OBJECTIVE: Pictures do not belong in the output. Reproduce exactly the lines from the start of the records through the line with "const degTicks = [-180, -90, 0, 90, 180];".

AVAILABLE RECORDS:
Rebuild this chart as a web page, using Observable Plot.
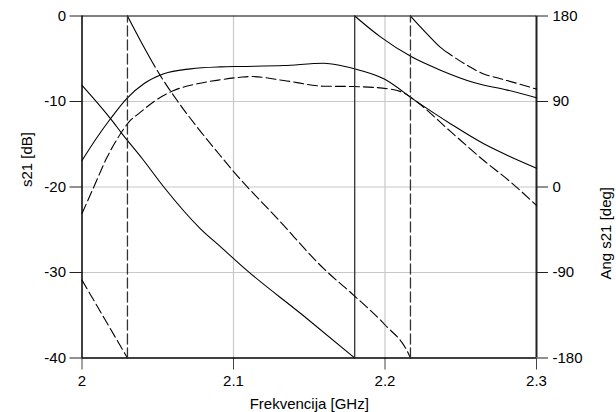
<!DOCTYPE html>
<html>
<head>
<meta charset="utf-8">
<script src="https://cdn.jsdelivr.net/npm/d3@7"></script>
<script src="https://cdn.jsdelivr.net/npm/@observablehq/plot@0.6"></script>
<style>
  body { margin: 0; background: #fff; }
  svg { display: block; }
</style>
</head>
<body>
<div id="chart"></div>
<script>
// ---- axes / tick values ----
const xDomain = [2, 2.3];
const dbDomain = [-40, 0];
const xTicks = [2, 2.1, 2.2, 2.3];
const dbTicks = [-40, -30, -20, -10, 0];
const degTicks = [-180, -90, 0, 90, 180];

// ---- s21 magnitude [dB], solid ----
const magSolidF  = [2.0, 2.01, 2.0188, 2.0298, 2.0408, 2.054, 2.0716, 2.0914, 2.1046, 2.1332, 2.1596, 2.1706, 2.1838, 2.1992, 2.22, 2.2432, 2.2652, 2.282, 2.3];
const magSolidDb = [-16.9, -14.18, -12.02, -9.6, -7.93, -6.76, -6.18, -5.95, -5.9, -5.79, -5.52, -5.79, -6.37, -7.35, -9.9, -12.6, -14.95, -16.4, -17.8];

// ---- s21 magnitude [dB], dashed ----
const magDashF  = [2.0, 2.0078, 2.0166, 2.0254, 2.0309, 2.0386, 2.0485, 2.0606, 2.076, 2.0914, 2.1046, 2.1112, 2.1332, 2.1596, 2.1794, 2.2036, 2.2125, 2.22, 2.2432, 2.2652, 2.2828, 2.3];
const magDashDb = [-23.1, -20.0, -16.5, -13.78, -12.42, -11.25, -9.88, -8.71, -7.93, -7.46, -7.16, -7.08, -7.54, -8.21, -8.25, -8.55, -9.0, -9.9, -13.5, -16.9, -19.4, -22.16];

// ---- s21 phase [deg], solid (wrapped branches) ----
const phSolidAF   = [2.0, 2.0188, 2.0265, 2.0397, 2.054, 2.0782, 2.0915, 2.109, 2.145, 2.18];
const phSolidADeg = [107, 72, 56, 30, 0, -44, -63, -88, -134, -180];
const phSolidBF   = [2.18, 2.197, 2.2175, 2.2366, 2.2586, 2.2807, 2.3];
const phSolidBDeg = [180, 158, 137, 123, 110, 102, 94];

// ---- s21 phase [deg], dashed (wrapped branches) ----
const phDashAF   = [2.0, 2.015, 2.03];
const phDashADeg = [-98, -139, -180];
const phDashBF   = [2.03, 2.0386, 2.0518, 2.0628, 2.076, 2.0903, 2.1002, 2.13, 2.1596, 2.1794, 2.1999, 2.2147, 2.2168];
const phDashBDeg = [180, 154, 117, 91, 63, 35, 16, -35, -86, -114, -145, -173, -180];
const phDashCF   = [2.2168, 2.2279, 2.2366, 2.2454, 2.2543, 2.2652, 2.2762, 2.2873, 2.3];
const phDashCDeg = [180, 161, 147, 137, 128, 119, 114, 109, 103];

// phase axis (-180..180 deg) shares the frame with the dB axis (-40..0 dB)
const degToDb = d => -40 + (d + 180) / 9;
const dbToDeg = v => Math.round((v + 40) * 9 - 180);

const rows = (fs, vs, id, conv = v => v) => fs.map((f, i) => ({ f, y: conv(vs[i]), id }));

const magSolid = rows(magSolidF, magSolidDb, "ms");
const magDash = rows(magDashF, magDashDb, "md");
const phSolidBranches = [rows(phSolidAF, phSolidADeg, "psA", degToDb), rows(phSolidBF, phSolidBDeg, "psB", degToDb)];
const phDashBranches = [rows(phDashAF, phDashADeg, "pdA", degToDb), rows(phDashBF, phDashBDeg, "pdB", degToDb), rows(phDashCF, phDashCDeg, "pdC", degToDb)];
const jumps = branches => branches.slice(1).flatMap((b, i) => {
  const prev = branches[i];
  const id = "jump" + b[0].id;
  return [{ ...prev[prev.length - 1], id }, { ...b[0], id }];
});

const font = "Liberation Sans, Arial, Helvetica, sans-serif";
const fs = 15;
const dash = "10,4";
// dashed phase branches that start at the top begin with a long dash
const longDash = [58, 4, ...Array(60).fill([10, 4]).flat()].join(",");

const chart = Plot.plot({
  width: 616,
  height: 412,
  marginLeft: 81.5,
  marginRight: 80,
  marginTop: 15.5,
  marginBottom: 54.5,
  x: { domain: xDomain },
  y: { domain: dbDomain },
  style: { fontFamily: font, fontSize: fs + "px", color: "black", background: "white" },
  marks: [
    Plot.gridX(xTicks.slice(1, -1), { stroke: "#c8c8c8", strokeOpacity: 1, strokeWidth: 1.2 }),
    Plot.gridY(dbTicks.slice(1, -1), { stroke: "#c8c8c8", strokeOpacity: 1, strokeWidth: 1.2 }),
    Plot.axisX(xTicks, { anchor: "bottom", tickSize: 12, tickPadding: 5, tickFormat: d => String(d), label: null, fontSize: fs, stroke: "#444" }),
    Plot.axisY(dbTicks, { anchor: "left", tickSize: 12, tickPadding: 4, tickFormat: d => String(d), label: null, fontSize: fs, stroke: "#222" }),
    Plot.axisY(degTicks.map(degToDb), { anchor: "right", tickSize: 11, tickPadding: 5, tickFormat: d => String(dbToDeg(d)), label: null, fontSize: fs, stroke: "#222" }),
    Plot.ruleX([xDomain[0]], { stroke: "black", strokeWidth: 1.5 }),
    Plot.ruleX([xDomain[1]], { stroke: "#222", strokeWidth: 2 }),
    Plot.ruleY([dbDomain[0]], { stroke: "black", strokeWidth: 1.5 }),
    Plot.ruleY([dbDomain[1]], { stroke: "black", strokeWidth: 1.2 }),
    // magnitude
    Plot.line(magSolid, { x: "f", y: "y", stroke: "black", strokeWidth: 1.1, curve: "monotone-x" }),
    Plot.line(magDash, { x: "f", y: "y", stroke: "black", strokeWidth: 1.1, strokeDasharray: dash, curve: "monotone-x" }),
    // phase, solid
    Plot.line(phSolidBranches.flat(), { x: "f", y: "y", z: "id", stroke: "black", strokeWidth: 1.1, curve: "monotone-x" }),
    Plot.line(jumps(phSolidBranches), { x: "f", y: "y", z: "id", stroke: "#333", strokeWidth: 1.3 }),
    // phase, dashed
    Plot.line(phDashBranches[0], { x: "f", y: "y", stroke: "black", strokeWidth: 1.1, strokeDasharray: dash, curve: "monotone-x" }),
    Plot.line(phDashBranches.slice(1).flat(), { x: "f", y: "y", z: "id", stroke: "black", strokeWidth: 1.1, strokeDasharray: longDash, curve: "monotone-x" }),
    Plot.line(jumps(phDashBranches), { x: "f", y: "y", z: "id", stroke: "#333", strokeWidth: 1.3, strokeDasharray: dash }),
    // axis titles
    Plot.text(["s21 [dB]"], { text: d => d, frameAnchor: "left", dx: -55, rotate: -90, fontSize: fs, fill: "black" }),
    Plot.text(["Ang s21 [deg]"], { text: d => d, frameAnchor: "right", dx: 70, rotate: -90, fontSize: fs, fill: "black" }),
    Plot.text(["Frekvencija [GHz]"], { text: d => d, frameAnchor: "bottom", dy: 51, fontSize: fs, fill: "black" })
  ]
});
document.getElementById("chart").appendChild(chart);
</script>
</body>
</html>
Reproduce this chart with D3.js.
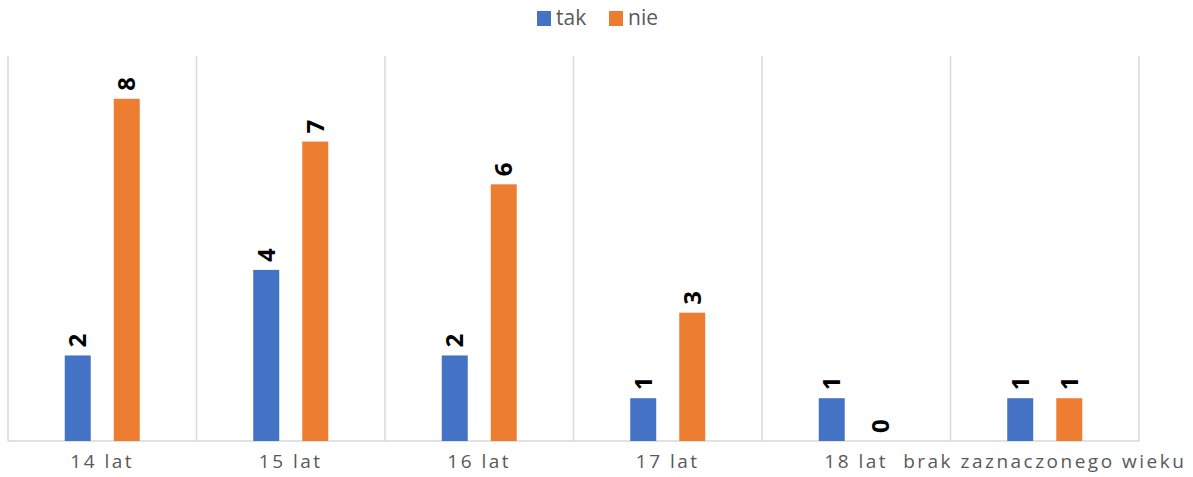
<!DOCTYPE html>
<html>
<head>
<meta charset="utf-8">
<script src="https://cdn.jsdelivr.net/npm/d3@7"></script>
<style>
  body { margin: 0; background: #fff; }
  text { font-family: "Open Sans", "Noto Sans", sans-serif; }
</style>
</head>
<body>
<div class="chart"></div>
<script>
var categories = ["14 lat", "15 lat", "16 lat", "17 lat", "18 lat", "brak zaznaczonego wieku"];
var series = ["tak", "nie"];
var takValues = [2, 4, 2, 1, 1, 1];
var nieValues = [8, 7, 6, 3, 0, 1];
var colors = ["#4472C4", "#ED7D31"];

var W = 1193, H = 477;
var margin = { top: 56, right: 54, bottom: 36, left: 8 };
var width = W - margin.left - margin.right,
    height = H - margin.top - margin.bottom;

var svg = d3.select(".chart").append("svg")
    .attr("width", W)
    .attr("height", H);

var g = svg.append("g")
    .attr("transform", "translate(" + margin.left + "," + margin.top + ")");

var x0 = d3.scaleBand().domain(categories).range([0, width]);
var x1 = d3.scaleBand().domain(series).range([0, 75]).paddingInner(0.47);
var y = d3.scaleLinear().domain([0, 9]).range([height, 0]);
var color = d3.scaleOrdinal().domain(series).range(colors);

// vertical category gridlines
var bounds = categories.map(function(c) { return x0(c); }).concat([width]);
g.selectAll(".grid").data(bounds).enter().append("line")
    .attr("x1", function(d) { return d; })
    .attr("x2", function(d) { return d; })
    .attr("y1", 0)
    .attr("y2", height)
    .attr("stroke", "#d9d9d9")
    .attr("stroke-width", 1.5);

g.append("line")
    .attr("x1", 0).attr("x2", width)
    .attr("y1", height).attr("y2", height)
    .attr("stroke", "#d9d9d9")
    .attr("stroke-width", 1.5);

var data = [];
categories.forEach(function(c, i) {
  data.push({ cat: c, s: "tak", v: takValues[i] });
  data.push({ cat: c, s: "nie", v: nieValues[i] });
});

function bx(d) { return x0(d.cat) + x0.bandwidth() / 2 - 37.5 + x1(d.s); }

g.selectAll(".bar").data(data).enter().append("rect")
    .attr("class", "bar")
    .attr("x", bx)
    .attr("y", function(d) { return y(d.v); })
    .attr("width", x1.bandwidth())
    .attr("height", function(d) { return height - y(d.v); })
    .attr("fill", function(d) { return color(d.s); })
    .attr("stroke", function(d) { return d.v === 0 ? color(d.s) : "none"; })
    .attr("stroke-width", 1);

g.selectAll(".val").data(data).enter().append("text")
    .attr("class", "val")
    .attr("transform", function(d) {
      return "translate(" + (bx(d) + x1.bandwidth() / 2) + "," + (y(d.v) - 8) + ") rotate(-90)";
    })
    .attr("dy", "0.35em")
    .style("font-size", "24px")
    .style("font-weight", "bold")
    .attr("fill", "#000")
    .text(function(d) { return d.v; });

g.selectAll(".cat").data(categories).enter().append("text")
    .attr("class", "cat")
    .attr("x", function(d) { return x0(d) + x0.bandwidth() / 2; })
    .attr("y", height + 27)
    .attr("text-anchor", "middle")
    .style("font-size", "19px")
    .style("letter-spacing", "2.5px")
    .attr("fill", "#595959")
    .text(function(d) { return d; });

// legend
var legend = svg.append("g").attr("transform", "translate(537,0)");
var li = legend.selectAll(".li").data(series).enter().append("g")
    .attr("transform", function(d, i) { return "translate(" + (i * 72) + ",0)"; });
li.append("rect")
    .attr("y", 11).attr("width", 14).attr("height", 15)
    .attr("fill", function(d) { return color(d); });
li.append("text")
    .attr("x", 19).attr("y", 25)
    .style("font-size", "21px")
    .attr("fill", "#595959")
    .text(function(d) { return d; });
</script>
</body>
</html>
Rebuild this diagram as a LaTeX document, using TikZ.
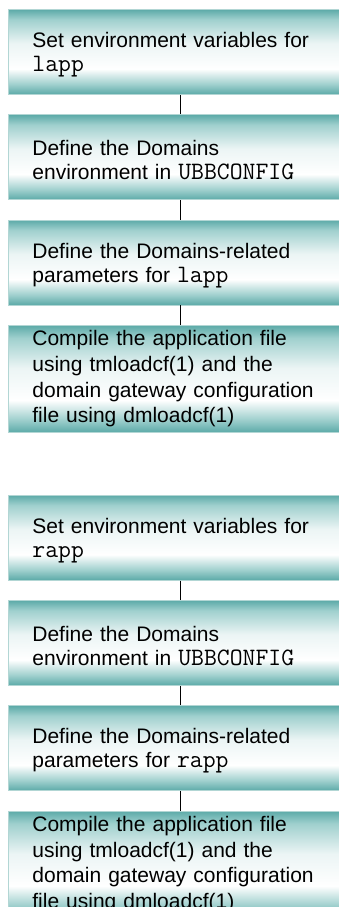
\documentclass[tikz,border=0pt]{standalone}
\usepackage{fontspec}
\setmainfont{Liberation Sans}
\usepackage{tikz}
\usetikzlibrary{positioning}
\newcommand{\code}[1]{{\fontsize{25}{24}\ttfamily #1}}
\definecolor{tealdark}{RGB}{92,170,168}
\definecolor{tealmid}{RGB}{160,208,206}
\definecolor{boxedge}{RGB}{178,214,212}
\pgfdeclareverticalshading{stepshade}{100bp}{color(0bp)=(tealdark); color(25bp)=(tealdark);
   color(31bp)=(tealmid); color(40bp)=(white); color(55bp)=(white!88!tealdark);
   color(69bp)=(tealmid); color(75bp)=(tealdark); color(100bp)=(tealdark)}

\begin{document}
\begin{tikzpicture}[
   x=1pt, y=1pt,
   node distance=19.5pt,
   stepbox/.style={draw=boxedge, line width=0.8pt, shading=stepshade, align=left,
      text width=296pt, inner xsep=24pt, inner ysep=2pt, minimum height=85pt,
      font=\fontsize{21}{24}\selectfont, execute at begin node={\rule{0pt}{21pt}}},
   tallbox/.style={draw=boxedge, line width=0.8pt, shading=stepshade, align=left,
      text width=296pt, inner xsep=24pt, inner ysep=1pt, minimum height=107pt,
      font=\fontsize{21}{25.7}\selectfont},
   link/.style={line width=1.3pt, black}
]
\useasboundingbox (0,0) rectangle (339,-907);
\clip (0,0) rectangle (339,-907);

\node[stepbox, anchor=north west] (L1) at (8,-9) {Set environment variables for\\\code{lapp}};
\node[stepbox, below=of L1] (L2) {Define the Domains\\environment in \code{UBBCONFIG}};
\node[stepbox, below=of L2] (L3) {Define the Domains-related\\parameters for \code{lapp}};
\node[tallbox, below=of L3] (L4)
   {Compile the application file\\using tmloadcf(1) and the\\domain gateway configuration\\file using dmloadcf(1)};

\node[stepbox, below=62pt of L4] (R1) {Set environment variables for\\\code{rapp}};
\node[stepbox, below=of R1] (R2) {Define the Domains\\environment in \code{UBBCONFIG}};
\node[stepbox, below=of R2] (R3) {Define the Domains-related\\parameters for \code{rapp}};
\node[tallbox, below=of R3] (R4)
   {Compile the application file\\using tmloadcf(1) and the\\domain gateway configuration\\file using dmloadcf(1)};

\draw[link] (L1) -- (L2);
\draw[link] (L2) -- (L3);
\draw[link] (L3) -- (L4);
\draw[link] (R1) -- (R2);
\draw[link] (R2) -- (R3);
\draw[link] (R3) -- (R4);
\end{tikzpicture}
\end{document}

ANSWER TO THE TASK:
Rebuild this chart as a web page, using Observable Plot.
<!DOCTYPE html>
<html>
<head>
<meta charset="utf-8">
<script src="https://cdn.jsdelivr.net/npm/d3@7"></script>
<script src="https://cdn.jsdelivr.net/npm/@observablehq/plot@0.6"></script>
<style>
  body { margin: 0; background: #fff; }
  svg { display: block; }
</style>
</head>
<body>
<div id="chart"></div>
<script>
// ---- axes / tick values ----
const xDomain = [2, 2.3];
const dbDomain = [-40, 0];
const xTicks = [2, 2.1, 2.2, 2.3];
const dbTicks = [-40, -30, -20, -10, 0];
const degTicks = [-180, -90, 0, 90, 180];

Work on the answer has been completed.